Quantformer: Learning Extremely Low-Precision Vision Transformers

IEEE Trans Pattern Anal Mach Intell. 2023 Jul;45(7):8813-8826. doi: 10.1109/TPAMI.2022.3229313. Epub 2023 Jun 5.

Abstract

In this article, we propose extremely low-precision vision transformers called Quantformer for efficient inference. Conventional network quantization methods directly quantize weights and activations of fully-connected layers without considering properties of transformer architectures. Quantization sizably deviates the self-attention compared with full-precision counterparts, and the shared quantization strategy for diversely distributed patch features causes severe quantization errors. To address these issues, we enforce the self-attention rank in quantized transformers to mimic that in full-precision counterparts with capacity-aware distribution for information retention, and quantize patch features with group-wise discretization strategy for quantization error minimization. Specifically, we efficiently preserve the self-attention rank consistency by minimizing the distance between the self-attention in quantized and real-valued transformers with adaptive concentration degree, where the optimal concentration degree is selected according to the self-attention entropy for model capacity adaptation.

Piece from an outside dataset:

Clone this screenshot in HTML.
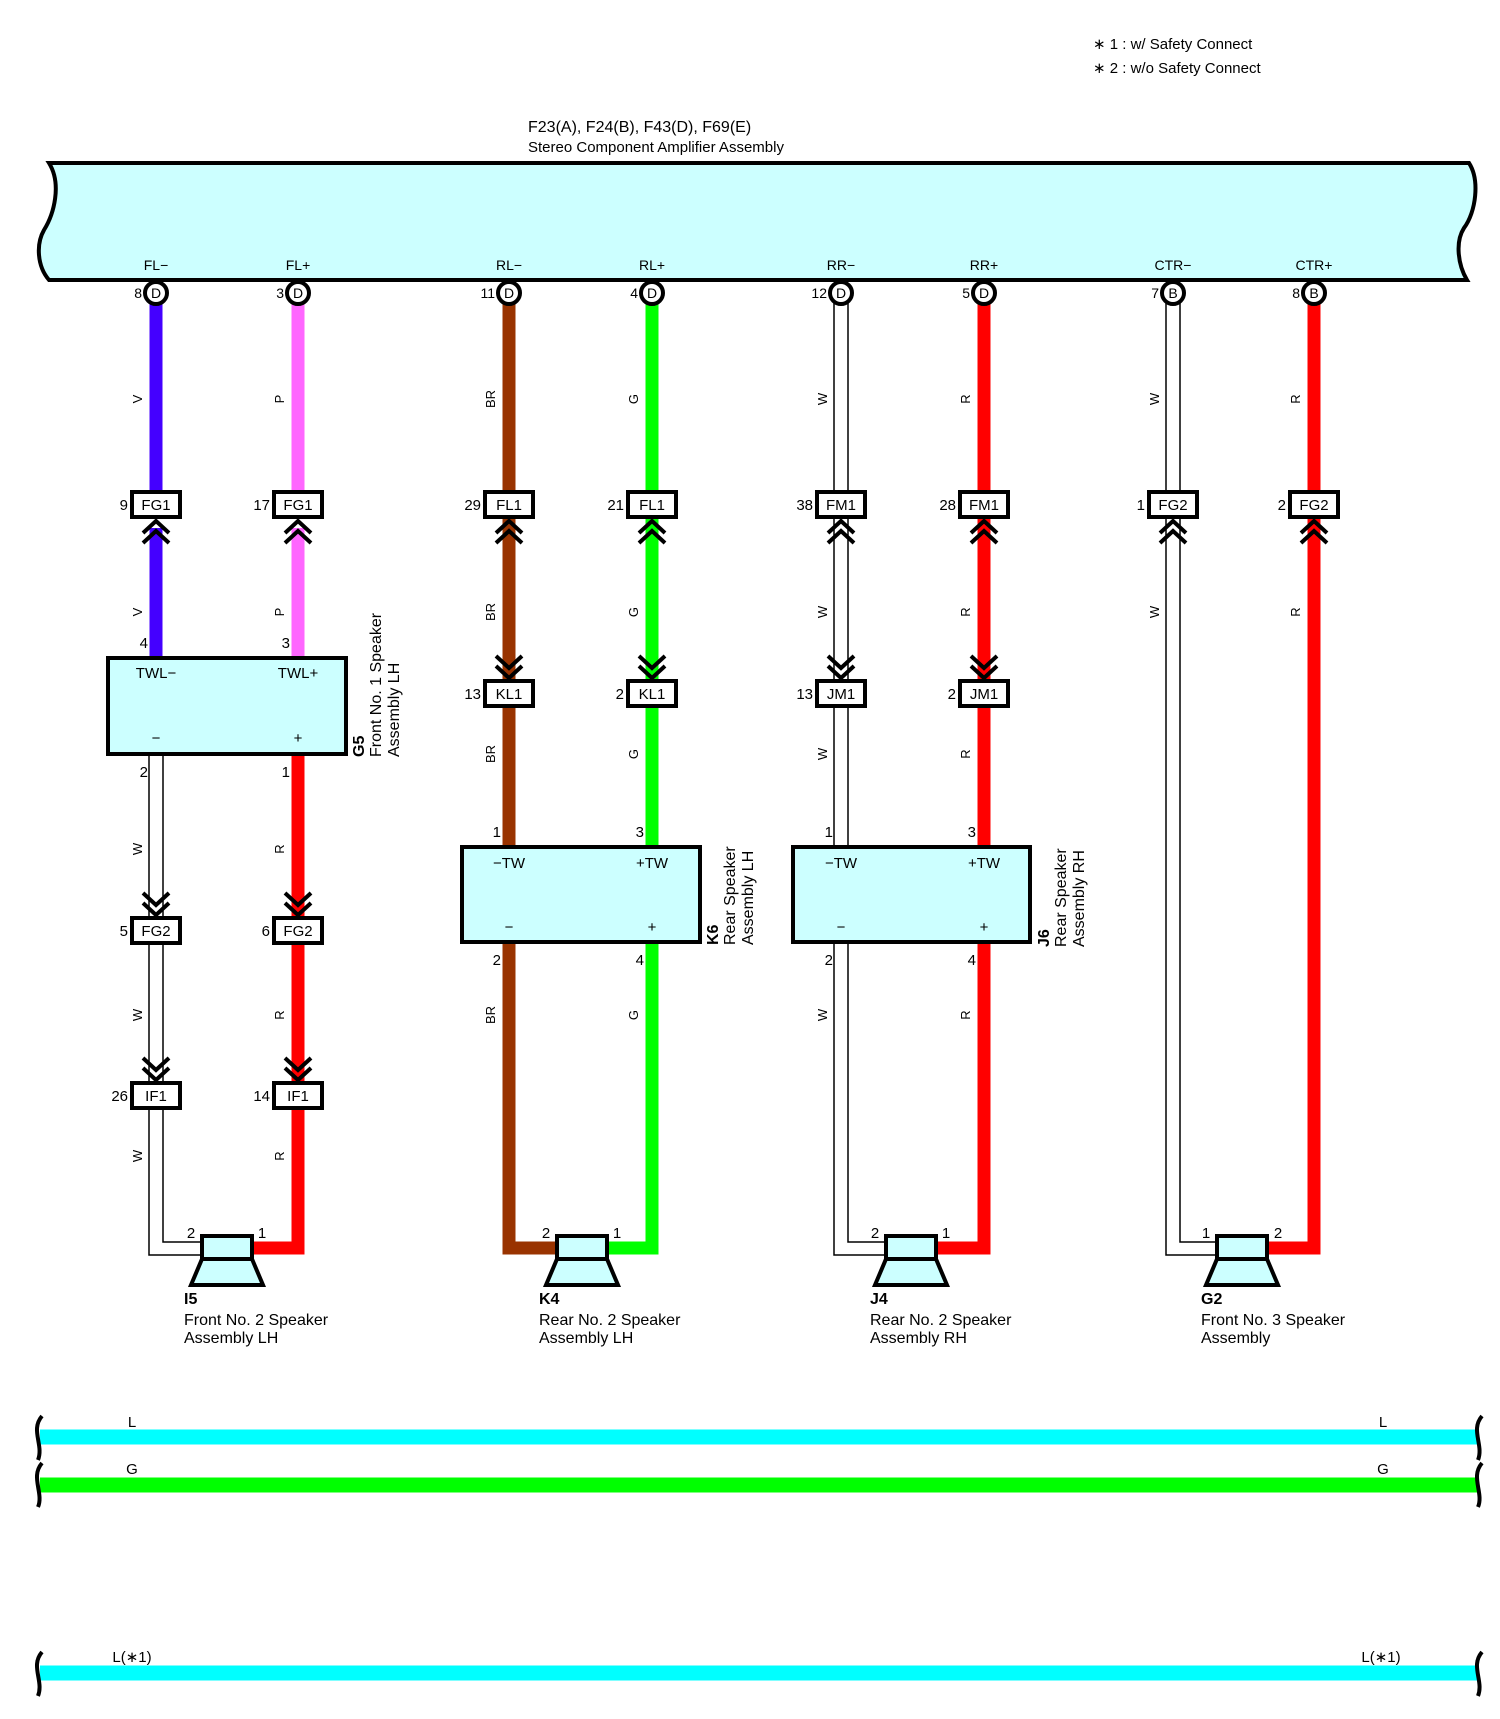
<!DOCTYPE html>
<html><head><meta charset="utf-8"><style>
html,body{margin:0;padding:0;background:#fff}
svg{display:block}
text{font-family:"Liberation Sans",sans-serif;fill:#000}
</style></head><body>
<svg width="1500" height="1719" viewBox="0 0 1500 1719" xmlns="http://www.w3.org/2000/svg">
<defs>
<path id="cu" d="M-13,12 L0,0 L13,12 M-13,22 L0,10 L13,22" stroke="#000" stroke-width="4" fill="none"/>
<path id="cd" d="M-13,-12 L0,0 L13,-12 M-13,-22 L0,-10 L13,-22" stroke="#000" stroke-width="4" fill="none"/>
<g id="spk"><rect x="-25" y="0" width="50" height="23" fill="#ccffff" stroke="#000" stroke-width="4"/><path d="M-25,23 L25,23 L36,49 L-36,49 Z" fill="#ccffff" stroke="#000" stroke-width="4" stroke-linejoin="miter"/></g>
</defs>

<!-- legend -->
<text x="1093" y="49" font-size="15">∗ 1 : w/ Safety Connect</text>
<text x="1093" y="73" font-size="15">∗ 2 : w/o Safety Connect</text>
<text x="528" y="132" font-size="16">F23(A), F24(B), F43(D), F69(E)</text>
<text x="528" y="152" font-size="15">Stereo Component Amplifier Assembly</text>

<!-- amplifier -->
<path d="M49,163 L1469,163 C1480,180 1476,212 1464,228 C1455,242 1458,265 1467,280 L49,280 C37,266 36,244 44,230 C54,214 62,184 49,163 Z" fill="#ccffff" stroke="#000" stroke-width="4"/>
<g font-size="14" text-anchor="middle">
<text x="156" y="270">FL−</text><text x="298" y="270">FL+</text>
<text x="509" y="270">RL−</text><text x="652" y="270">RL+</text>
<text x="841" y="270">RR−</text><text x="984" y="270">RR+</text>
<text x="1173" y="270">CTR−</text><text x="1314" y="270">CTR+</text>
</g>

<!-- wires colored -->
<g fill="none" stroke-width="13" stroke-linejoin="miter">
<line x1="156" y1="300" x2="156" y2="493" stroke="#4400ff"/>
<line x1="156" y1="528" x2="156" y2="657" stroke="#4400ff"/>
<line x1="298" y1="300" x2="298" y2="493" stroke="#ff66ff"/>
<line x1="298" y1="528" x2="298" y2="657" stroke="#ff66ff"/>
<polyline points="298,754 298,1248 252,1248" stroke="#ff0000"/>
<line x1="509" y1="300" x2="509" y2="846" stroke="#993300"/>
<polyline points="509,942 509,1248 557,1248" stroke="#993300"/>
<line x1="652" y1="300" x2="652" y2="846" stroke="#00ff00"/>
<polyline points="652,942 652,1248 607,1248" stroke="#00ff00"/>
<line x1="984" y1="300" x2="984" y2="846" stroke="#ff0000"/>
<polyline points="984,942 984,1248 936,1248" stroke="#ff0000"/>
<polyline points="1314,300 1314,1248 1267,1248" stroke="#ff0000"/>
</g>
<!-- white wires -->
<g stroke="#000" stroke-width="1.5" fill="none">
<path d="M149,754 V918 M163,754 V918 M149,943 V1083 M163,943 V1083 M149,1109 V1255 H202 M163,1109 V1242 H202"/>
<path d="M834,300 V846 M848,300 V846 M834,942 V1255 H887 M848,942 V1242 H887"/>
<path d="M1166,300 V1255 H1217 M1180,300 V1242 H1217"/>
</g>

<!-- pin circles -->
<g fill="#fff" stroke="#000" stroke-width="4">
<circle cx="156" cy="293" r="11"/><circle cx="298" cy="293" r="11"/>
<circle cx="509" cy="293" r="11"/><circle cx="652" cy="293" r="11"/>
<circle cx="841" cy="293" r="11"/><circle cx="984" cy="293" r="11"/>
<circle cx="1173" cy="293" r="11"/><circle cx="1314" cy="293" r="11"/>
</g>
<g font-size="14" text-anchor="middle">
<text x="156" y="298">D</text><text x="298" y="298">D</text><text x="509" y="298">D</text><text x="652" y="298">D</text>
<text x="841" y="298">D</text><text x="984" y="298">D</text><text x="1173" y="298">B</text><text x="1314" y="298">B</text>
</g>
<g font-size="14" text-anchor="end">
<text x="142" y="298">8</text><text x="284" y="298">3</text><text x="495" y="298">11</text><text x="638" y="298">4</text>
<text x="827" y="298">12</text><text x="970" y="298">5</text><text x="1159" y="298">7</text><text x="1300" y="298">8</text>
</g>

<!-- connector boxes row 505 -->
<g fill="#fff" stroke="#000" stroke-width="4">
<rect x="132" y="492" width="48" height="25"/><rect x="274" y="492" width="48" height="25"/>
<rect x="485" y="492" width="48" height="25"/><rect x="628" y="492" width="48" height="25"/>
<rect x="817" y="492" width="48" height="25"/><rect x="960" y="492" width="48" height="25"/>
<rect x="1149" y="492" width="48" height="25"/><rect x="1290" y="492" width="48" height="25"/>
<rect x="485" y="681" width="48" height="25"/><rect x="628" y="681" width="48" height="25"/>
<rect x="817" y="681" width="48" height="25"/><rect x="960" y="681" width="48" height="25"/>
<rect x="132" y="918" width="48" height="25"/><rect x="274" y="918" width="48" height="25"/>
<rect x="132" y="1083" width="48" height="25"/><rect x="274" y="1083" width="48" height="25"/>
</g>
<g font-size="15" text-anchor="middle">
<text x="156" y="510">FG1</text><text x="298" y="510">FG1</text><text x="509" y="510">FL1</text><text x="652" y="510">FL1</text>
<text x="841" y="510">FM1</text><text x="984" y="510">FM1</text><text x="1173" y="510">FG2</text><text x="1314" y="510">FG2</text>
<text x="509" y="699">KL1</text><text x="652" y="699">KL1</text><text x="841" y="699">JM1</text><text x="984" y="699">JM1</text>
<text x="156" y="936">FG2</text><text x="298" y="936">FG2</text>
<text x="156" y="1101">IF1</text><text x="298" y="1101">IF1</text>
</g>
<g font-size="15" text-anchor="end">
<text x="128" y="510">9</text><text x="270" y="510">17</text><text x="481" y="510">29</text><text x="624" y="510">21</text>
<text x="813" y="510">38</text><text x="956" y="510">28</text><text x="1145" y="510">1</text><text x="1286" y="510">2</text>
<text x="481" y="699">13</text><text x="624" y="699">2</text><text x="813" y="699">13</text><text x="956" y="699">2</text>
<text x="128" y="936">5</text><text x="270" y="936">6</text>
<text x="128" y="1101">26</text><text x="270" y="1101">14</text>
</g>
<!-- chevrons -->
<use href="#cu" x="156" y="521"/><use href="#cu" x="298" y="521"/><use href="#cu" x="509" y="521"/><use href="#cu" x="652" y="521"/>
<use href="#cu" x="841" y="521"/><use href="#cu" x="984" y="521"/><use href="#cu" x="1173" y="521"/><use href="#cu" x="1314" y="521"/>
<use href="#cd" x="509" y="678"/><use href="#cd" x="652" y="678"/><use href="#cd" x="841" y="678"/><use href="#cd" x="984" y="678"/>
<use href="#cd" x="156" y="915"/><use href="#cd" x="298" y="915"/>
<use href="#cd" x="156" y="1080"/><use href="#cd" x="298" y="1080"/>

<!-- component boxes -->
<g fill="#ccffff" stroke="#000" stroke-width="4">
<rect x="108" y="658" width="238" height="96"/>
<rect x="462" y="847" width="238" height="95"/>
<rect x="793" y="847" width="237" height="95"/>
</g>
<g font-size="15" text-anchor="middle">
<text x="156" y="678">TWL−</text><text x="298" y="678">TWL+</text><text x="156" y="743">−</text><text x="298" y="743">+</text>
<text x="509" y="868">−TW</text><text x="652" y="868">+TW</text><text x="509" y="932">−</text><text x="652" y="932">+</text>
<text x="841" y="868">−TW</text><text x="984" y="868">+TW</text><text x="841" y="932">−</text><text x="984" y="932">+</text>
</g>
<g font-size="15" text-anchor="end">
<text x="148" y="648">4</text><text x="290" y="648">3</text><text x="148" y="777">2</text><text x="290" y="777">1</text>
<text x="501" y="837">1</text><text x="644" y="837">3</text><text x="501" y="965">2</text><text x="644" y="965">4</text>
<text x="833" y="837">1</text><text x="976" y="837">3</text><text x="833" y="965">2</text><text x="976" y="965">4</text>
</g>
<!-- rotated component labels -->
<g font-size="16">
<text transform="translate(364,757) rotate(-90)" font-weight="bold">G5</text>
<text transform="translate(381,757) rotate(-90)">Front No.  1 Speaker</text>
<text transform="translate(399,757) rotate(-90)">Assembly LH</text>
<text transform="translate(718,945) rotate(-90)" font-weight="bold">K6</text>
<text transform="translate(735,945) rotate(-90)">Rear Speaker</text>
<text transform="translate(753,945) rotate(-90)">Assembly LH</text>
<text transform="translate(1049,947) rotate(-90)" font-weight="bold">J6</text>
<text transform="translate(1066,947) rotate(-90)">Rear Speaker</text>
<text transform="translate(1084,947) rotate(-90)">Assembly RH</text>
</g>

<!-- wire color labels -->
<g font-size="13" text-anchor="middle">
<text transform="translate(142,399) rotate(-90)">V</text>
<text transform="translate(284,399) rotate(-90)">P</text>
<text transform="translate(495,399) rotate(-90)">BR</text>
<text transform="translate(638,399) rotate(-90)">G</text>
<text transform="translate(827,399) rotate(-90)">W</text>
<text transform="translate(970,399) rotate(-90)">R</text>
<text transform="translate(1159,399) rotate(-90)">W</text>
<text transform="translate(1300,399) rotate(-90)">R</text>
<text transform="translate(142,612) rotate(-90)">V</text>
<text transform="translate(284,612) rotate(-90)">P</text>
<text transform="translate(495,612) rotate(-90)">BR</text>
<text transform="translate(638,612) rotate(-90)">G</text>
<text transform="translate(827,612) rotate(-90)">W</text>
<text transform="translate(970,612) rotate(-90)">R</text>
<text transform="translate(1159,612) rotate(-90)">W</text>
<text transform="translate(1300,612) rotate(-90)">R</text>
<text transform="translate(495,754) rotate(-90)">BR</text>
<text transform="translate(638,754) rotate(-90)">G</text>
<text transform="translate(827,754) rotate(-90)">W</text>
<text transform="translate(970,754) rotate(-90)">R</text>
<text transform="translate(142,849) rotate(-90)">W</text>
<text transform="translate(284,849) rotate(-90)">R</text>
<text transform="translate(495,1015) rotate(-90)">BR</text>
<text transform="translate(638,1015) rotate(-90)">G</text>
<text transform="translate(827,1015) rotate(-90)">W</text>
<text transform="translate(970,1015) rotate(-90)">R</text>
<text transform="translate(142,1015) rotate(-90)">W</text>
<text transform="translate(284,1015) rotate(-90)">R</text>
<text transform="translate(142,1156) rotate(-90)">W</text>
<text transform="translate(284,1156) rotate(-90)">R</text>
</g>

<!-- speakers -->
<use href="#spk" x="227" y="1236"/><use href="#spk" x="582" y="1236"/>
<use href="#spk" x="911" y="1236"/><use href="#spk" x="1242" y="1236"/>
<g font-size="15" text-anchor="middle">
<text x="191" y="1238">2</text><text x="262" y="1238">1</text>
<text x="546" y="1238">2</text><text x="617" y="1238">1</text>
<text x="875" y="1238">2</text><text x="946" y="1238">1</text>
<text x="1206" y="1238">1</text><text x="1278" y="1238">2</text>
</g>
<g font-size="16">
<text x="184" y="1304" font-weight="bold">I5</text><text x="184" y="1325">Front No.  2 Speaker</text><text x="184" y="1343">Assembly LH</text>
<text x="539" y="1304" font-weight="bold">K4</text><text x="539" y="1325">Rear No.  2 Speaker</text><text x="539" y="1343">Assembly LH</text>
<text x="870" y="1304" font-weight="bold">J4</text><text x="870" y="1325">Rear No.  2 Speaker</text><text x="870" y="1343">Assembly RH</text>
<text x="1201" y="1304" font-weight="bold">G2</text><text x="1201" y="1325">Front No.  3 Speaker</text><text x="1201" y="1343">Assembly</text>
</g>

<!-- bottom lines -->
<g stroke-width="15">
<line x1="40" y1="1437" x2="1478" y2="1437" stroke="#00ffff"/>
<line x1="40" y1="1485" x2="1478" y2="1485" stroke="#00ff00"/>
<line x1="40" y1="1673" x2="1478" y2="1673" stroke="#00ffff"/>
</g>
<g stroke="#000" stroke-width="4" fill="none">
<path d="M42,1416 C30,1430 44,1445 38,1460"/>
<path d="M42,1463 C30,1477 44,1493 38,1507"/>
<path d="M42,1652 C30,1666 44,1681 38,1696"/>
<path d="M1482,1416 C1470,1430 1484,1445 1478,1460"/>
<path d="M1482,1463 C1470,1477 1484,1493 1478,1507"/>
<path d="M1482,1652 C1470,1666 1484,1681 1478,1696"/>
</g>
<g font-size="15" text-anchor="middle">
<text x="132" y="1427">L</text><text x="1383" y="1427">L</text>
<text x="132" y="1474">G</text><text x="1383" y="1474">G</text>
<text x="132" y="1662">L(∗1)</text><text x="1381" y="1662">L(∗1)</text>
</g>
</svg>
</body></html>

Moreover, we partition patch features in different dimensions with differentiable group assignment, so that features in different groups leverage various discretization strategies with minimal rounding and clipping errors. Experimental results show that our Quantformer outperforms the state-of-the-art network quantization methods by a sizable margin across various vision transformer architectures in image classification and object detection. We also integrate our Quantformer with mixed-precision quantization to further enhance the performance of the vanilla models.